(no title)
mozillas | 7 years ago
I also remember about a side project that involves by crawling HN and displaying the most mentioned books in the comments. I think the author was making a bit of money by having a link to Amazon for each book(and using an affiliate code). You could do something similar but for popular Wikipedia articles for example. Or you could use Reddit as a source and instead of searching for popular books to search for sneakers or music.

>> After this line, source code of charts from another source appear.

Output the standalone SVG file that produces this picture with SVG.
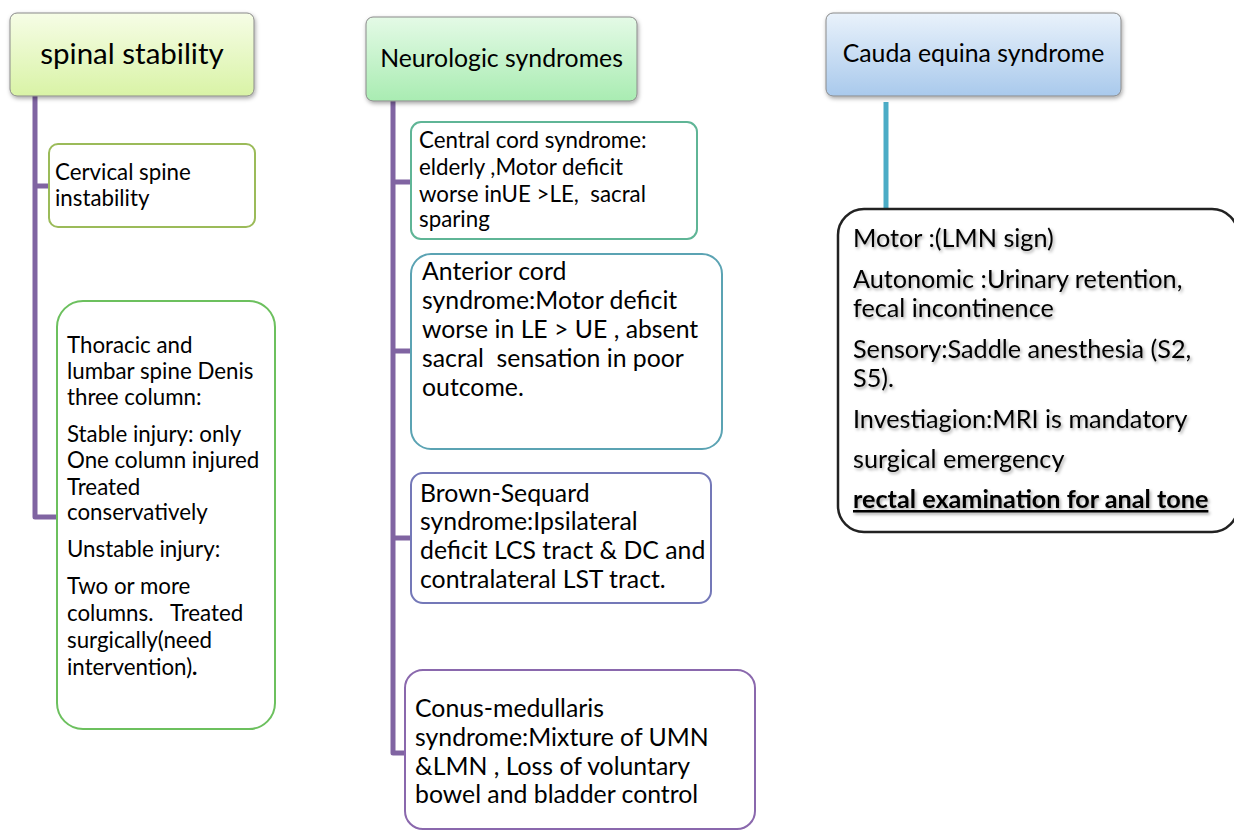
<svg xmlns="http://www.w3.org/2000/svg" width="1234" height="832" viewBox="0 0 1234 832">
<style>
text{font-family:Lato,"Open Sans","Liberation Sans",sans-serif;fill:#000;white-space:pre}
.h{text-anchor:middle}
.s{font-size:22.3px}
.m{font-size:24.8px}
.c{font-size:25.2px}
.box{fill:#fff;stroke-width:2}
.conn{fill:none;stroke:#8064a2;stroke-width:5;stroke-linejoin:round}
</style>
<defs>
<linearGradient id="gY" x1="0" y1="0" x2="0" y2="1"><stop offset="0" stop-color="#f6fde6"/><stop offset="1" stop-color="#d9f3a6"/></linearGradient>
<linearGradient id="gG" x1="0" y1="0" x2="0" y2="1"><stop offset="0" stop-color="#e4fae6"/><stop offset="1" stop-color="#a9ecb2"/></linearGradient>
<linearGradient id="gB" x1="0" y1="0" x2="0" y2="1"><stop offset="0" stop-color="#e9f2fb"/><stop offset="1" stop-color="#a9c9ec"/></linearGradient>
<filter id="sh" x="-10%" y="-10%" width="125%" height="130%"><feDropShadow dx="1" dy="2" stdDeviation="2" flood-color="#000" flood-opacity="0.35"/></filter>
<filter id="tsh" x="-5%" y="-20%" width="115%" height="160%"><feDropShadow dx="1.5" dy="2" stdDeviation="1.5" flood-color="#000" flood-opacity="0.35"/></filter>
</defs>
<g id="connectors">
<path class="conn" d="M35 96V517H57M35 186H49"/>
<path class="conn" d="M393 101V753H405M393 182H411M393 351H411M393 538H411"/>
<path d="M886 102V208" stroke="#4bacc6" stroke-width="5" fill="none"/>
</g>
<g id="spinal-stability">
<rect x="10" y="13" width="244" height="83" rx="7" fill="url(#gY)" stroke="#8a8a8a" stroke-width="1" filter="url(#sh)"/>
<text class="h" x="132" y="64" font-size="29.5">spinal stability</text>
</g>
<g id="cervical">
<rect class="box" x="49" y="144" width="206" height="83" rx="9" stroke="#9bbb59"/>
<text class="s" x="55" y="180">Cervical spine</text>
<text class="s" x="55" y="206">instability</text>
</g>
<g id="thoracic">
<rect class="box" x="57" y="301" width="218" height="428" rx="26" stroke="#6cc05e"/>
<text class="s" x="67" y="353">Thoracic and</text>
<text class="s" x="67" y="379">lumbar spine Denis</text>
<text class="s" x="67" y="405">three column:</text>
<text class="s" x="67" y="442">Stable injury: only</text>
<text class="s" x="67" y="468">One column injured</text>
<text class="s" x="67" y="495">Treated</text>
<text class="s" x="67" y="520">conservatively</text>
<text class="s" x="67" y="557">Unstable injury:</text>
<text class="s" x="67" y="594">Two or more</text>
<text class="s" x="67" y="621">columns.   Treated</text>
<text class="s" x="67" y="648">surgically(need</text>
<text class="s" x="67" y="675">intervention)<tspan font-weight="bold">.</tspan></text>
</g>
<g id="neurologic">
<rect x="366" y="17" width="271" height="84" rx="7" fill="url(#gG)" stroke="#8a8a8a" stroke-width="1" filter="url(#sh)"/>
<text class="h" x="501.5" y="67" font-size="24.8">Neurologic syndromes</text>
</g>
<g id="central-cord">
<rect class="box" x="411" y="122" width="286" height="117" rx="10" stroke="#5fb596"/>
<text class="s" x="419" y="148">Central cord syndrome:</text>
<text class="s" x="419" y="175">elderly ,Motor deficit</text>
<text class="s" x="419" y="202">worse inUE &gt;LE,  sacral</text>
<text class="s" x="419" y="227">sparing</text>
</g>
<g id="anterior-cord">
<rect class="box" x="411" y="254" width="311" height="195" rx="20" stroke="#5ba3b3"/>
<text class="m" x="422" y="280">Anterior cord</text>
<text class="m" x="422" y="309">syndrome:Motor deficit</text>
<text class="m" x="422" y="338">worse in LE &gt; UE , absent</text>
<text class="m" x="422" y="367">sacral  sensation in poor</text>
<text class="m" x="422" y="396">outcome.</text>
</g>
<g id="brown-sequard">
<rect class="box" x="411" y="473" width="300" height="130" rx="12" stroke="#7478b8"/>
<text class="m" x="420" y="502">Brown-Sequard</text>
<text class="m" x="420" y="530">syndrome:Ipsilateral</text>
<text class="m" x="420" y="559">deficit LCS tract &amp; DC and</text>
<text class="m" x="420" y="588">contralateral LST tract.</text>
</g>
<g id="conus-medullaris">
<rect class="box" x="405" y="670" width="350" height="159" rx="18" stroke="#8a68ad"/>
<text class="m" x="415" y="717">Conus-medullaris</text>
<text class="m" x="415" y="746">syndrome:Mixture of UMN</text>
<text class="m" x="415" y="775">&amp;LMN , Loss of voluntary</text>
<text class="m" x="415" y="803">bowel and bladder control</text>
</g>
<g id="cauda-equina">
<rect x="826" y="13" width="295" height="83" rx="7" fill="url(#gB)" stroke="#8a8a8a" stroke-width="1" filter="url(#sh)"/>
<text class="h" x="973.5" y="62" font-size="24.8">Cauda equina syndrome</text>
</g>
<g id="cauda-details">
<rect x="838" y="209" width="400" height="323" rx="26" fill="#fff" stroke="#222" stroke-width="2.5"/>
<g filter="url(#tsh)">
<text class="c" x="853" y="247">Motor :(LMN sign)</text>
<text class="c" x="853" y="288">Autonomic :Urinary retention,</text>
<text class="c" x="853" y="317">fecal incontinence</text>
<text class="c" x="853" y="358">Sensory:Saddle anesthesia (S2,</text>
<text class="c" x="853" y="387">S5).</text>
<text class="c" x="853" y="428">Investiagion:MRI is mandatory</text>
<text class="c" x="853" y="468">surgical emergency</text>
<text class="c" x="853" y="508" font-weight="bold" text-decoration="underline">rectal examination for anal tone</text>
</g>
</g>
</svg>
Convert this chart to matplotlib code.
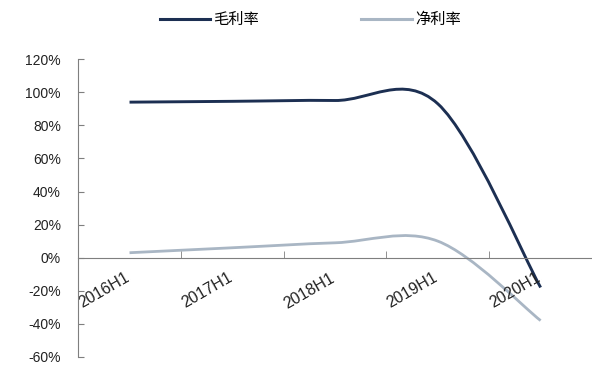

Of course, I don't know if these ideas are too simple or too complicated, interesting or not for you and the person who will give you a grade.
maceurt|7 years ago
On a related note a lot of different comments seem to be mentioning scraping some sort of data from a website on a continual basis. Would I just create a script that is attached to an extra worker that would send its data to the actual database that would in turn be read by the web server? Or would I want to just have the web server itself get the data and write to the database?
mozillas|7 years ago
That's what I did, but I might have had different requirements. If you don't have a lot to crawl and you don't have to do it very often(once a week or less), you can probably space out the requests enough so that the server doesn't feel it. It helps a lot if you use some caching as well for the website itself in this case. I think it depends a lot on the requirements of the project. But using two machines is safer I think, although it might complicate things a bit.
Keep in mind that there's probably better technical advice out there than mine. I'm a hobbyist developer.